Did you search this forum? This question has been asked (and answered) numerous times:

http://forums.freebsd.org/search.php?searchid=140644


----------



## galenhatcher (Jul 24, 2009)

Yeah I looked at all that.  I went through them again and something caught my interest, though.  It got me to try all of my jacks.  It looks like the headphone jack works, but nothing in the back.  I will investigate that now...


----------



## SirDice (Jul 24, 2009)

galenhatcher said:
			
		

> It looks like the headphone jack works, but nothing in the back.  I will investigate that now...


Have a look at snd_hda(). There are some options that define what output does what.


----------



## galenhatcher (Jul 24, 2009)

Hey thanks. That looks like it will do it. I just need to figure out the whole codec pin configuration deal. I'll work on that. 

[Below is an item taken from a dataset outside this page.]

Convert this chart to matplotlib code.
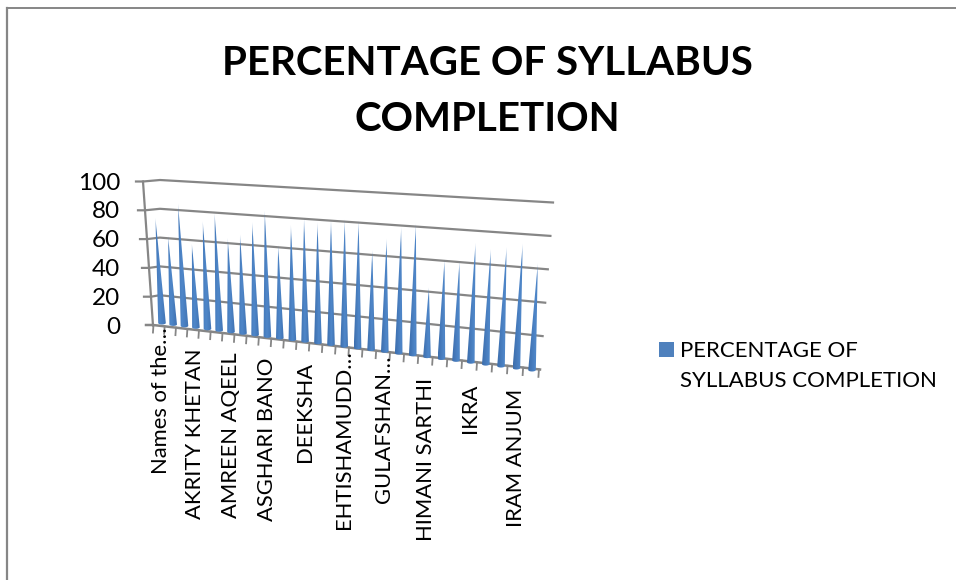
import numpy as np
import matplotlib
matplotlib.use("Agg")
import matplotlib.pyplot as plt
from matplotlib.patches import Polygon

plt.rcParams['font.family'] = ['Lato', 'DejaVu Sans']

TITLE = "PERCENTAGE OF SYLLABUS\nCOMPLETION"
LEGEND = "PERCENTAGE OF\nSYLLABUS COMPLETION"
Y_TICKS = [0, 20, 40, 60, 80, 100]
X_LABELS = ["Names of the…", "AKRITY KHETAN", "AMREEN AQEEL", "ASGHARI BANO", "DEEKSHA",
            "EHTISHAMUDD…", "GULAFSHAN…", "HIMANI SARTHI", "IKRA", "IRAM ANJUM"]
VALUES = [73, 61, 84, 57, 73, 79, 63, 66, 75, 83, 61, 75, 80, 78, 80, 81, 81, 63, 71, 79, 82,
          43, 61, 61, 73, 70, 72, 75, 64]

GREY = "#868686"
BLUE = "#4f81bd"


# fake perspective of the excel 3d chart, everything is in image pixels
def cat_x(i):
    return 162 + 11.11 * i / (1 - 0.00569 * i)


def base_y(i):
    return 323 + (cat_x(i) - 162) * 0.127


def edge_y(x):
    return 325 + (x - 153) * 0.115


def unit(i):
    return 1.44 + 0.23 * i / 28


def spike_tip(i, v):
    return cat_x(i) + v * 0.09 * (i - 14) / 14, base_y(i) - v * unit(i)


def wall_pt(side, v):
    if side == "left":
        return 152 - 0.003 * (100 - v), 324 - 1.44 * v
    return 540 + 0.13 * v, 369.5 - 1.67 * v


fig = plt.figure(figsize=(9.56, 5.80), dpi=100)
ax = fig.add_axes([0, 0, 1, 1])
ax.set_xlim(0, 956)
ax.set_ylim(580, 0)
ax.axis("off")

# chart frame
ax.plot([7, 7], [580, 7.5], color=GREY, lw=1.6)
ax.plot([7, 956], [7.5, 7.5], color=GREY, lw=1.4)

ax.text(487, 91.5, TITLE, ha="center", va="center", fontsize=29, fontweight="bold",
        color="black", linespacing=1.65)

# back wall grid lines and value axis
for v in Y_TICKS:
    xl, yl = wall_pt("left", v)
    xr, yr = wall_pt("right", v)
    left_x = 143 + (100 - v) * 0.1
    if v > 0:
        ax.plot([left_x - 7, left_x, xl + 8, xr], [yl + 1.5, yl + 1.5, yl, yr], color=GREY, lw=1.6,
                solid_joinstyle="round", zorder=1)
    else:
        # the zero line is the front edge of the floor
        ax.plot([left_x - 7, left_x, xr], [edge_y(left_x), edge_y(left_x), yr], color=GREY, lw=1.8,
                solid_joinstyle="round", zorder=1)
    ax.text(120, yl + 3, str(v), ha="right", va="center", fontsize=17.5, color="black")
ax.plot([143, 153], [wall_pt("left", 100)[1] + 1.5, wall_pt("left", 0)[1] + 1.5], color=GREY, lw=1.6, zorder=1)

# category ticks under the floor edge
edges = np.arange(-0.5, 29.5)
for e in edges:
    ex = cat_x(e) - 3 + 2 * (e + 0.5) / 29
    ey = edge_y(ex)
    ax.plot([ex, ex - 0.5], [ey, ey + 7.5], color=GREY, lw=1.3, zorder=1)

# shading of a single cone, light on the left and fading out at the tip
h, w = 120, 24
shade = np.ones((h, w, 4))
across = np.linspace(0, 1, w)
base_col = np.array([0.31, 0.53, 0.79])
dark_col = np.array([0.20, 0.38, 0.62])
for c in range(3):
    shade[:, :, c] = base_col[c] + (dark_col[c] - base_col[c]) * np.abs(across - 0.55) * 1.2
shade[:, :, 3] = np.clip(np.linspace(0.35, 5.5, h), 0, 1)[:, None]

for i, v in enumerate(VALUES):
    bx, by = cat_x(i), base_y(i)
    tx, ty = spike_tip(i, v)
    hw = 3.8
    angs = np.linspace(0, np.pi, 12)
    pts = [(tx, ty)] + [(bx + hw * np.cos(a), by + 1.5 * np.sin(a)) for a in angs]
    poly = Polygon(pts, closed=True, transform=ax.transData, facecolor="none", edgecolor="none")
    ax.add_patch(poly)
    im = ax.imshow(shade, extent=[min(tx, bx) - hw, max(tx, bx) + hw, by + 2, ty], aspect="auto",
                   interpolation="bilinear", zorder=3)
    im.set_clip_path(poly)
ax.set_xlim(0, 956)
ax.set_ylim(580, 0)

for n, lab in enumerate(X_LABELS):
    i = n * 3
    # truncated labels run closer to the axis
    off = 4 if lab.endswith("…") else 21
    ax.text(cat_x(i) - 0.5, base_y(i) + off, lab, rotation=90, ha="center", va="top",
            fontsize=15.8, color="black")

# legend
ax.add_patch(plt.Rectangle((659, 342), 15, 15, facecolor=BLUE, edgecolor="none"))
ax.text(680, 366, LEGEND, ha="left", va="center", fontsize=16, color="black", linespacing=1.58)

fig.savefig("out.png", dpi=100)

I'm still getting used to FreeBSD, but I'm liking it. It's fun.

Thanks again SirDice.


----------



## SirDice (Jul 24, 2009)

Also have a look at this thread:
http://forums.freebsd.org/showthread.php?t=5707

The problem looks similar but reversed (sound on speakers but not the headphone).


----------



## VictorM (Dec 29, 2009)

had the same problem when using Dell's docking stations for the Latitude models. you just need to map the outputs manually since everything else works almost out of the box


----------



## jotawski (Jan 2, 2010)

apologized me for distubing the forum but i really need a lot of helps.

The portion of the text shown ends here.